→ **What is asked**
Take the lines of the data below from the very first through the line containing "61.25, 68.75, 76.25];" and output them exactly, pictures excluded.

→ **Collected material**
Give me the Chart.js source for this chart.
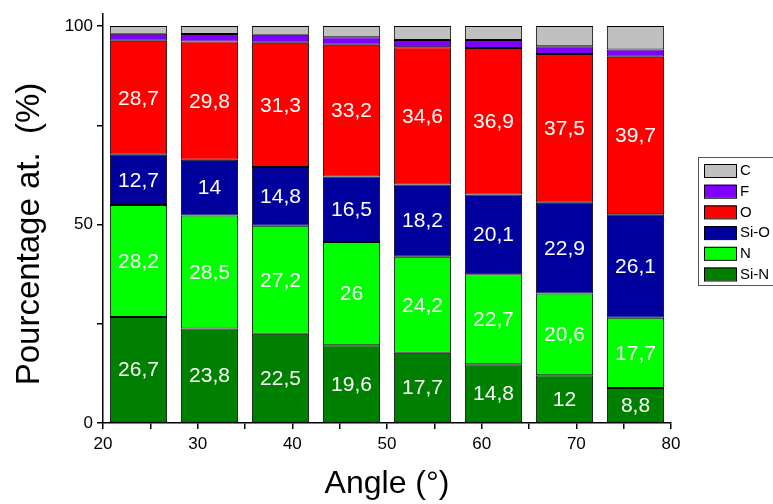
<!DOCTYPE html>
<html>
<head>
<meta charset="utf-8">
<script src="https://cdn.jsdelivr.net/npm/chart.js@4"></script>
<style>
  html, body { margin: 0; padding: 0; background: #fff; }
  #wrap { width: 773px; height: 504px; }
</style>
</head>
<body>
<div id="wrap"><canvas id="mainChart" width="773" height="504"></canvas></div>
<script>
// positions des barres sur l'axe Angle
const angles = [23.75, 31.25, 38.75, 46.25, 53.75, 61.25, 68.75, 76.25];

// pourcentages atomiques par composante
const siN  = [26.7, 23.8, 22.5, 19.6, 17.7, 14.8, 12, 8.8];
const nVal = [28.2, 28.5, 27.2, 26, 24.2, 22.7, 20.6, 17.7];
const siO  = [12.7, 14, 14.8, 16.5, 18.2, 20.1, 22.9, 26.1];
const oVal = [28.7, 29.8, 31.3, 33.2, 34.6, 36.9, 37.5, 39.7];
const fVal = [1.8, 1.9, 2.0, 1.9, 1.8, 2.0, 1.9, 1.8];
const cVal = [1.9, 2.0, 2.2, 2.8, 3.5, 3.5, 5.1, 5.9];

const seriesNames  = ['Si-N', 'N', 'Si-O', 'O', 'F', 'C'];
const seriesColors = ['#008000', '#00FF00', '#00009C', '#FF0000', '#8000FF', '#C0C0C0'];
const labelled     = [true, true, true, true, false, false];

const xTicks = [20, 25, 30, 35, 40, 45, 50, 55, 60, 65, 70, 75, 80];
const yTicks = [0, 25, 50, 75, 100];

const yTitle = 'Pourcentage at.  (%)';
const xTitle = 'Angle (°)';

const FONT = 'Arial, "Liberation Sans", sans-serif';

function toPoints(vals){
  return vals.map((v, i) => ({ x: angles[i], y: v }));
}

const allSeries = [siN, nVal, siO, oVal, fVal, cVal];

// la largeur de barre se règle sur l'écart entre graduations (5 unités)
const datasets = allSeries.map((vals, i) => ({
  label: seriesNames[i],
  data: toPoints(vals),
  backgroundColor: seriesColors[i],
  borderColor: '#000',
  borderWidth: 1,
  borderSkipped: false,
  barPercentage: 1.21,
  categoryPercentage: 1.0,
  showValues: labelled[i]
}));

// valeurs en blanc au milieu des segments
const segmentLabels = {
  id: 'segmentLabels',
  afterDatasetsDraw(chart){
    const ctx = chart.ctx;
    ctx.save();
    ctx.fillStyle = '#fff';
    ctx.font = '21px ' + FONT;
    ctx.textAlign = 'center';
    ctx.textBaseline = 'middle';
    chart.data.datasets.forEach((ds, i) => {
      if(!ds.showValues) return;
      const meta = chart.getDatasetMeta(i);
      meta.data.forEach((el, j) => {
        const txt = String(ds.data[j].y).replace('.', ',');
        ctx.fillText(txt, el.x, (el.y + el.base) / 2 + 1);
      });
    });
    ctx.restore();
  }
};

// titre vertical (un peu décalé vers le bas comme sur l'original)
const leftTitle = {
  id: 'leftTitle',
  afterDraw(chart){
    const ctx = chart.ctx;
    ctx.save();
    ctx.translate(30, 234);
    ctx.rotate(-Math.PI / 2);
    ctx.fillStyle = '#000';
    ctx.font = '33px ' + FONT;
    ctx.textAlign = 'center';
    ctx.textBaseline = 'middle';
    ctx.fillText(yTitle, 0, 0);
    ctx.restore();
  }
};

// légende encadrée à droite (ordre inversé)
const boxLegend = {
  id: 'boxLegend',
  afterDraw(chart){
    const ctx = chart.ctx;
    const x0 = 698, y0 = 157, w = 80, h = 128;
    ctx.save();
    ctx.strokeStyle = '#555';
    ctx.lineWidth = 1;
    ctx.strokeRect(x0 + 0.5, y0 + 0.5, w, h);
    ctx.font = '15px ' + FONT;
    ctx.textBaseline = 'middle';
    const items = chart.data.datasets.slice().reverse();
    items.forEach((ds, k) => {
      const y = y0 + 7 + k * 20.7;
      ctx.fillStyle = ds.backgroundColor;
      ctx.fillRect(704, y, 32, 13);
      ctx.strokeStyle = '#000';
      ctx.strokeRect(704.5, y + 0.5, 32, 13);
      ctx.fillStyle = '#000';
      ctx.fillText(ds.label, 740, y + 7);
    });
    ctx.restore();
  }
};

const ctx = document.getElementById('mainChart').getContext('2d');
const chart = new Chart(ctx, {
  type: 'bar',
  data: { datasets },
  options: {
    responsive: false,
    animation: false,
    layout: { padding: { left: 0, right: 102, top: 5, bottom: 0 } },
    plugins: { legend: { display: false }, tooltip: { enabled: false } },
    scales: {
      x: {
        type: 'linear',
        stacked: true,
        offset: false,
        min: 20,
        max: 80,
        afterBuildTicks: (s) => { s.ticks = xTicks.map(v => ({ value: v })); },
        afterFit: (s) => { s.height = 81; },
        ticks: {
          color: '#000',
          font: { family: FONT, size: 17 },
          padding: 5,
          maxRotation: 0,
          autoSkip: false,
          callback: (v) => (v % 10 === 0 ? String(v) : '')
        },
        grid: { offset: false, drawOnChartArea: false, drawTicks: true, tickLength: 6, color: '#000', lineWidth: 1.5 },
        border: { display: true, color: '#000', width: 1.5 },
        title: { display: true, text: xTitle, color: '#000', font: { family: FONT, size: 32 }, padding: { top: 0, bottom: 1 } }
      },
      y: {
        stacked: true,
        min: 0,
        max: 103,
        afterBuildTicks: (s) => { s.ticks = yTicks.map(v => ({ value: v })); },
        afterFit: (s) => { s.width = 103; },
        ticks: {
          color: '#000',
          font: { family: FONT, size: 17 },
          padding: 4,
          callback: (v) => (v % 50 === 0 ? String(v) : '')
        },
        grid: { drawOnChartArea: false, drawTicks: true, tickLength: 6, color: '#000', lineWidth: 1.5 },
        border: { display: true, color: '#000', width: 1.5 },
        title: { display: false }
      }
    }
  },
  plugins: [segmentLabels, leftTitle, boxLegend]
});
</script>
</body>
</html>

→ **The result**
Give me the Chart.js source for this chart.
<!DOCTYPE html>
<html>
<head>
<meta charset="utf-8">
<script src="https://cdn.jsdelivr.net/npm/chart.js@4"></script>
<style>
  html, body { margin: 0; padding: 0; background: #fff; }
  #wrap { width: 773px; height: 504px; }
</style>
</head>
<body>
<div id="wrap"><canvas id="mainChart" width="773" height="504"></canvas></div>
<script>
// positions des barres sur l'axe Angle
const angles = [23.75, 31.25, 38.75, 46.25, 53.75, 61.25, 68.75, 76.25];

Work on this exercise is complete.